I think their security rating system is more than a bit wrong. They rank badness using star ratings, which imply to users that anything above 1-star is still acceptable (you'd still see a 3-star movie or eat at a restaurant with a 3-star rating on Yelp, right?). And in their view, a 1-star rating is something that will physically damage the device.

http://support.verizonwireless.com/information/app_ranking/c...

A 4-star rating seems to me like describing an app that gathers analytics without a stated privacy policy. The offenses necessary to earn a 3-star rating in their book look like things which should be absolutely, positively, dealbreakers, but by using a star rating it communicates to users "hey it's acceptable but not as bad as it could be."

Battery life and data usage are things that can clearly be ranked on a continuum, and those are things where users can accept tradeoffs if it means playing a fun game or streaming content. But for security, bad is bad. They really need to ditch the star rating and use a "thumbs-up" or "thumbs-down" system, where any security transgression leads to a thumbs-down.

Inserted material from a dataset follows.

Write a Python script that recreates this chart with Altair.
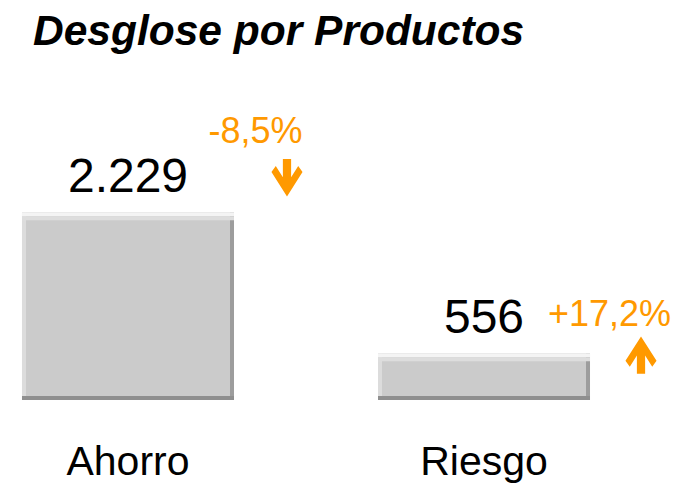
import altair as alt
import pandas as pd

# ---- data ----
categories = ["Ahorro", "Riesgo"]
values = [2229, 556]
changes = [-8.5, 17.2]

df = pd.DataFrame({"producto": categories, "valor": values, "cambio": changes})

ORANGE = "#FF9900"
FONT = "Liberation Sans"
PLOT_W = 596
PLOT_H = 337
BAR_W = 212

DOWN = "M-0.22,-1 L0.22,-1 L0.22,-0.02 L0.6,-0.62 L0.83,-0.3 L0,1 L-0.83,-0.3 L-0.6,-0.62 L-0.22,-0.02 Z"
UP = "M-0.22,1 L0.22,1 L0.22,0.02 L0.6,0.62 L0.83,0.3 L0,-1 L-0.83,0.3 L-0.6,0.62 L-0.22,0.02 Z"
# thin full-width strip (4px tall once scaled to the bar width)
h = 2 / (BAR_W / 2)
STRIP = f"M-1,-{h:.4f} L1,-{h:.4f} L1,{h:.4f} L-1,{h:.4f} Z"
STRIP_SIZE = BAR_W ** 2

x = alt.X(
    "producto:N",
    sort=categories,
    scale=alt.Scale(paddingInner=0.4045, paddingOuter=0.0393),
    axis=alt.Axis(title=None, ticks=False, domain=False, grid=False,
                  labelFontSize=41, labelFont=FONT, labelColor="black",
                  labelPadding=42, labelAngle=0),
)
y = alt.Y("valor:Q", scale=alt.Scale(domain=[0, 4000], nice=False, zero=True), axis=None)

base = alt.Chart(df).transform_calculate(
    label="replace(format(datum.valor, ','), ',', '.')",
    pct="(datum.cambio > 0 ? '+' : '-') + replace(format(abs(datum.cambio), '.1f'), '.', ',') + '%'",
)

# bevelled bar: dark body (right edge), light left edge, grey face, light top, dark bottom
shadow = base.mark_bar(color="#9d9d9d").encode(x=x, y=y)
highlight = base.mark_bar(color="#dcdcdc", width=BAR_W - 4, xOffset=-2).encode(x=x, y=y)
face = base.mark_bar(color="#cbcbcb", width=BAR_W - 8).encode(x=x, y=y)
top1 = base.mark_point(filled=True, shape=STRIP, size=STRIP_SIZE, color="#f4f4f4", opacity=1,
                       yOffset=2).encode(x=x, y=y)
top2 = base.mark_point(filled=True, shape=STRIP, size=STRIP_SIZE, color="#dddddd", opacity=1,
                       yOffset=6).encode(x=x, y=y)
bottom = base.mark_point(filled=True, shape=STRIP, size=STRIP_SIZE, color="#8f8f8f", opacity=1,
                         yOffset=-2).encode(x=x, y=alt.value(PLOT_H))

value_text = base.mark_text(fontSize=48, font=FONT, baseline="alphabetic", dy=-20, color="black").encode(
    x=x, y=y, text="label:N")

annot = {
    "Ahorro": dict(pct_dx=127.5, pct_dy=-69, arr_dx=159, arr_dy=-34.5),
    "Riesgo": dict(pct_dx=125.5, pct_dy=-27, arr_dx=157, arr_dy=2),
}

layers = [shadow, highlight, face, top1, top2, bottom, value_text]
for cat, chg in zip(categories, changes):
    a = annot[cat]
    sub = base.transform_filter(alt.datum.producto == cat)
    layers.append(
        sub.mark_text(fontSize=36, font=FONT, baseline="alphabetic", color=ORANGE,
                      dx=a["pct_dx"], dy=a["pct_dy"]).encode(x=x, y=y, text="pct:N")
    )
    layers.append(
        sub.mark_point(filled=True, size=1400, color=ORANGE, opacity=1,
                       shape=UP if chg > 0 else DOWN,
                       xOffset=a["arr_dx"], yOffset=a["arr_dy"]).encode(x=x, y=y)
    )

chart = alt.layer(*layers).properties(
    width=PLOT_W,
    height=PLOT_H,
    title=alt.Title("Desglose por Productos", anchor="start", fontSize=42.5, font=FONT,
                    fontStyle="italic", fontWeight="bold", color="black", dx=25, offset=10),
    autosize=alt.AutoSizeParams(type="none"),
    padding={"left": 0, "top": 55, "right": 72, "bottom": 85},
).configure_view(stroke=None)

chart.save("out.html", embed_options={"renderer": "svg", "actions": False})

For battery usage, I've gotten some good info from the Carat app. http://carat.cs.berkeley.edu/ On iOS and Android. As their site says, "Carat is a free app that tells you what is using up the battery of your mobile device, whether that's normal, and what you can do about it. After running Carat for about a week, you will start to receive personalized recommendations for improving your battery life. Carat is a research project based out of the AMP Lab in the EECS Department at UC Berkeley, collaborating with the University of Helsinki."

Certainly Verizon sees interesting data, but Carat has been really helpful to me.

I see many recommending Onavo. I've had bad experiences with their "Extend" app: it proxied my data, often creating dropped connections, and created conflicts with VPN. I haven't tried Count, however.


Verizon engineers? But android and ios already gather statistics on every app's battery consumption, connection usage and cpu time. I'd be surprised if Google doesn't already collect this data from android devices. Would be nice to see it integrated with Play store.


Their main complaint about games is that they don't allow sleep mode. Brilliant.


Well, I think Verizon's point is that some games never let the device go into sleep mode even when paused, inactive or running in the background. I get the impression that Verizon compiled its rating by comparing actual resource consumption compared to "expected" resource consumption, which is probably a fairly relative term. For instance you expect Netflix to consume a lot of data and run down your battery when you're actually watching a movie, but you don't expect a game to do the same when you're not playing it.

-- Kevin F (the article's author)


Ranking multiple measures in a stack of stars/circles without labeled 'better / worse' margins seems like a pretty terrible data visualization.


For me, Onavo Count is the best way to monitor my data usage. Available for both Android and iPhone.


iOS 6.1 should be on that list in my experience.